Anzi più sei bravo come capo di governo, più ti apprezzano all’estero, più si affrettano a dire basta e a operare per fermarti. Il bivio della storia di Giorgia Meloni sono le leggi della concorrenza e la riforma del bilancio dello Stato che vuol dire riscrivere le nostre regole interne per governare la spesa. Questo significherebbe fare il salto da una Destra ex populista, poi sociale, finalmente a una Destra di governo conservatore che cambia il Paese e passa alla storia. Farsi guidare dalla popolarità dei sondaggi, giorno per giorno, non aiuta di sicuro. Margaret Thatcher non leggeva nemmeno i giornali perché aveva un programma in testa e voleva attuarlo senza farsi distogliere o frenare da questa o quella polemica.

Faccia altrettanto Giorgia Meloni, ma prima renda pubblico il valore della metamorfosi tra Destra Sociale a Destra Conservatrice, lo spieghi e lo dichiari come programma di governo di lungo termine, e non consenta a nessuno di fermarla nell’attuazione del progetto più ambizioso che l’Italia possa darsi di lungo termine.
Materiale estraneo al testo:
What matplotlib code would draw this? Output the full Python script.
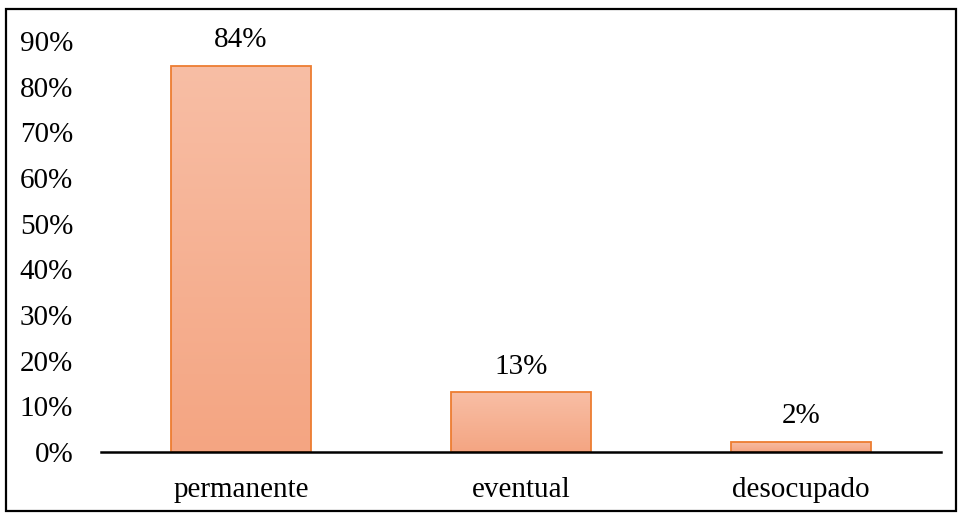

È anche l’unico progetto possibile ed è perfino messo nero su bianco in più di un contratto già sottoscritti con l’Europa. Che è nei fatti la nostra banca di sviluppo anche se, a differenza degli spagnoli, non solo facciamo finta di non capirlo, ma siamo anche capaci di manifestare la nostra gratitudine, ricoprendola di ogni nefandezza. Un po’ troppo, mi sembra, per essere presi sul serio, ma anche per imporci di cambiare registro in fretta e spiegarlo agli italiani.